Input rows

┄┄┄┄┄┄

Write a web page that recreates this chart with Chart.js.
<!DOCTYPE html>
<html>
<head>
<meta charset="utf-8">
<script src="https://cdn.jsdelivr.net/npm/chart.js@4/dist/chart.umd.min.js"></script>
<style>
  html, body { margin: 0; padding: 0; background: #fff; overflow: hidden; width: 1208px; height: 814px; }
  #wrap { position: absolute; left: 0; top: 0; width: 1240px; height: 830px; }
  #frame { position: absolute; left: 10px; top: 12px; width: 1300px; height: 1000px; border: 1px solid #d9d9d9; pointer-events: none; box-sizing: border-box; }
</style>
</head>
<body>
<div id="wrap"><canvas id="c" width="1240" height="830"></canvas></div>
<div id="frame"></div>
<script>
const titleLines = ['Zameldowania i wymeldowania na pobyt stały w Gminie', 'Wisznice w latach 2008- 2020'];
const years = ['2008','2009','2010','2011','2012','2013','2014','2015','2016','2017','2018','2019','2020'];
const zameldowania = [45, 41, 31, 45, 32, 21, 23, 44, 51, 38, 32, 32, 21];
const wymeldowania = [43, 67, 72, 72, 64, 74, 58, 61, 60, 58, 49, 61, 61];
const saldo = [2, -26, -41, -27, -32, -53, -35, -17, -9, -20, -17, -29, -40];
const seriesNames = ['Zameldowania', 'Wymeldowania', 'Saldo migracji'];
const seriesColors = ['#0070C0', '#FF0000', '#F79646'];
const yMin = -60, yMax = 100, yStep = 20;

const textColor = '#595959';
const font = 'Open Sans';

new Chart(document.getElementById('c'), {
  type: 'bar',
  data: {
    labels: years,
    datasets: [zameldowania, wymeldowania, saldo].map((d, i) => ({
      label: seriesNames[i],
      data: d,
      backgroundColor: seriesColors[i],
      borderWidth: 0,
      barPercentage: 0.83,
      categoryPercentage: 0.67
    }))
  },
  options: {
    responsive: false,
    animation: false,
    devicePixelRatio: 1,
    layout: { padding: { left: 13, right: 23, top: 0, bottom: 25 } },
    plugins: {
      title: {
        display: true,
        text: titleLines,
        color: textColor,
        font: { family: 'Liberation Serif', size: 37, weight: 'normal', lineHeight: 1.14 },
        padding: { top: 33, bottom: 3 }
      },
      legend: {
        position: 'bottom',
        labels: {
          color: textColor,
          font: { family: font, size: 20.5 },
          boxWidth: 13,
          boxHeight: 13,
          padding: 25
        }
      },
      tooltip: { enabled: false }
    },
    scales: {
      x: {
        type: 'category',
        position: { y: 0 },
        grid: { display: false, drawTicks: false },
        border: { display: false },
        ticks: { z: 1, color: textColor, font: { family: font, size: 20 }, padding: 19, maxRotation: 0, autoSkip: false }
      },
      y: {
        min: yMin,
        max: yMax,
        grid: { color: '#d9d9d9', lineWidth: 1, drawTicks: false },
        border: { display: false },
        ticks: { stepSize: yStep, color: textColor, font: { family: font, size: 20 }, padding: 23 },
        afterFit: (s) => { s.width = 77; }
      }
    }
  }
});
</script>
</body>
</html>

┄┄┄┄┄┄

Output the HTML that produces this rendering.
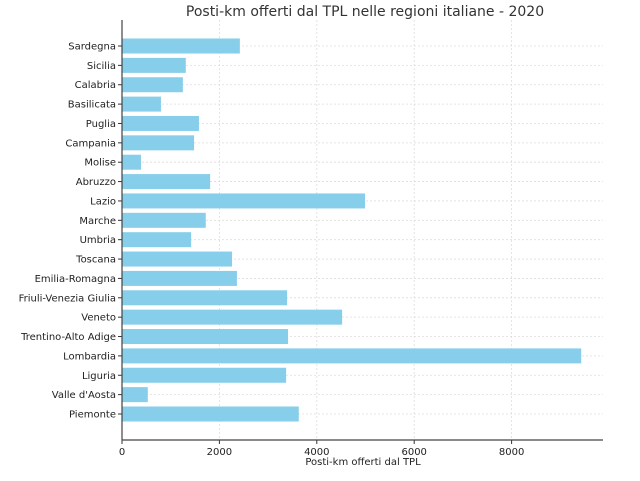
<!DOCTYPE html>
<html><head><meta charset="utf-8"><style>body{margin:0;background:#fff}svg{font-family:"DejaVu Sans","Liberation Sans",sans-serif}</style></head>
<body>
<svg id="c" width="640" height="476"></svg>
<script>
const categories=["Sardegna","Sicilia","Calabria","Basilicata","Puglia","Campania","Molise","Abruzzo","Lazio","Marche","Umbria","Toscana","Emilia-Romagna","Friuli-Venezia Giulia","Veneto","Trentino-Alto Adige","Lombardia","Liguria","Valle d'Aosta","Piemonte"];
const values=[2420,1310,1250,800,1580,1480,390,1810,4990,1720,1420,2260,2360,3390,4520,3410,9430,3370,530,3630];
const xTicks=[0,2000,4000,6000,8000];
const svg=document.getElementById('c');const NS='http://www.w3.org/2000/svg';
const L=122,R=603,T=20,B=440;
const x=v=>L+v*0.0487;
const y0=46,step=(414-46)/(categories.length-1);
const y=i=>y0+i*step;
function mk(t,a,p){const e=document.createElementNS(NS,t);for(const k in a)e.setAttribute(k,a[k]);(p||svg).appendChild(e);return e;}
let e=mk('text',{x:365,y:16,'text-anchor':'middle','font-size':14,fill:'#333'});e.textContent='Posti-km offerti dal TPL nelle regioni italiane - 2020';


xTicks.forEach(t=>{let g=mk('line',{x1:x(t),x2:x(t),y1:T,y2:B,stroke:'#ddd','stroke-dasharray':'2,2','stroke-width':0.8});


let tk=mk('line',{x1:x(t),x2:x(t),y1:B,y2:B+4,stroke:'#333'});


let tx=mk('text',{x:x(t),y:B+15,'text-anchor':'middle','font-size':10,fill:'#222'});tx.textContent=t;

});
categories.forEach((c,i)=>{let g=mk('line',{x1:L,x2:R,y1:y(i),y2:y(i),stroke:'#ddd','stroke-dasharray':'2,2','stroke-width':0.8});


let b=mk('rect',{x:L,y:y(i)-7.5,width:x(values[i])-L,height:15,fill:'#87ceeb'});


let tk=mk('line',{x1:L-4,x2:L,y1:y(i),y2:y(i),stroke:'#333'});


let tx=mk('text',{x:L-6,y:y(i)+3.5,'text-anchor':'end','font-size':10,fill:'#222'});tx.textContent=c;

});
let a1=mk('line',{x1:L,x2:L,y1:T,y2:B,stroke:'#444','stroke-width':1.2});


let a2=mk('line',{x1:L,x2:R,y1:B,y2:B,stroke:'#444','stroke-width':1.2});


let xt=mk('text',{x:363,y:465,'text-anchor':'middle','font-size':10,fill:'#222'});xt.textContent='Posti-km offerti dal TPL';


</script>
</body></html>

┄┄┄┄┄┄

Omit all pictures, then copy the lines between the ones holding "Output the HTML that produces this rendering." and "</body></html>", inclusive.

Output the HTML that produces this rendering.
<!DOCTYPE html>
<html><head><meta charset="utf-8"><style>body{margin:0;background:#fff}svg{font-family:"DejaVu Sans","Liberation Sans",sans-serif}</style></head>
<body>
<svg id="c" width="640" height="476"></svg>
<script>
const categories=["Sardegna","Sicilia","Calabria","Basilicata","Puglia","Campania","Molise","Abruzzo","Lazio","Marche","Umbria","Toscana","Emilia-Romagna","Friuli-Venezia Giulia","Veneto","Trentino-Alto Adige","Lombardia","Liguria","Valle d'Aosta","Piemonte"];
const values=[2420,1310,1250,800,1580,1480,390,1810,4990,1720,1420,2260,2360,3390,4520,3410,9430,3370,530,3630];
const xTicks=[0,2000,4000,6000,8000];
const svg=document.getElementById('c');const NS='http://www.w3.org/2000/svg';
const L=122,R=603,T=20,B=440;
const x=v=>L+v*0.0487;
const y0=46,step=(414-46)/(categories.length-1);
const y=i=>y0+i*step;
function mk(t,a,p){const e=document.createElementNS(NS,t);for(const k in a)e.setAttribute(k,a[k]);(p||svg).appendChild(e);return e;}
let e=mk('text',{x:365,y:16,'text-anchor':'middle','font-size':14,fill:'#333'});e.textContent='Posti-km offerti dal TPL nelle regioni italiane - 2020';


xTicks.forEach(t=>{let g=mk('line',{x1:x(t),x2:x(t),y1:T,y2:B,stroke:'#ddd','stroke-dasharray':'2,2','stroke-width':0.8});


let tk=mk('line',{x1:x(t),x2:x(t),y1:B,y2:B+4,stroke:'#333'});


let tx=mk('text',{x:x(t),y:B+15,'text-anchor':'middle','font-size':10,fill:'#222'});tx.textContent=t;

});
categories.forEach((c,i)=>{let g=mk('line',{x1:L,x2:R,y1:y(i),y2:y(i),stroke:'#ddd','stroke-dasharray':'2,2','stroke-width':0.8});


let b=mk('rect',{x:L,y:y(i)-7.5,width:x(values[i])-L,height:15,fill:'#87ceeb'});


let tk=mk('line',{x1:L-4,x2:L,y1:y(i),y2:y(i),stroke:'#333'});


let tx=mk('text',{x:L-6,y:y(i)+3.5,'text-anchor':'end','font-size':10,fill:'#222'});tx.textContent=c;

});
let a1=mk('line',{x1:L,x2:L,y1:T,y2:B,stroke:'#444','stroke-width':1.2});


let a2=mk('line',{x1:L,x2:R,y1:B,y2:B,stroke:'#444','stroke-width':1.2});


let xt=mk('text',{x:363,y:465,'text-anchor':'middle','font-size':10,fill:'#222'});xt.textContent='Posti-km offerti dal TPL';


</script>
</body></html>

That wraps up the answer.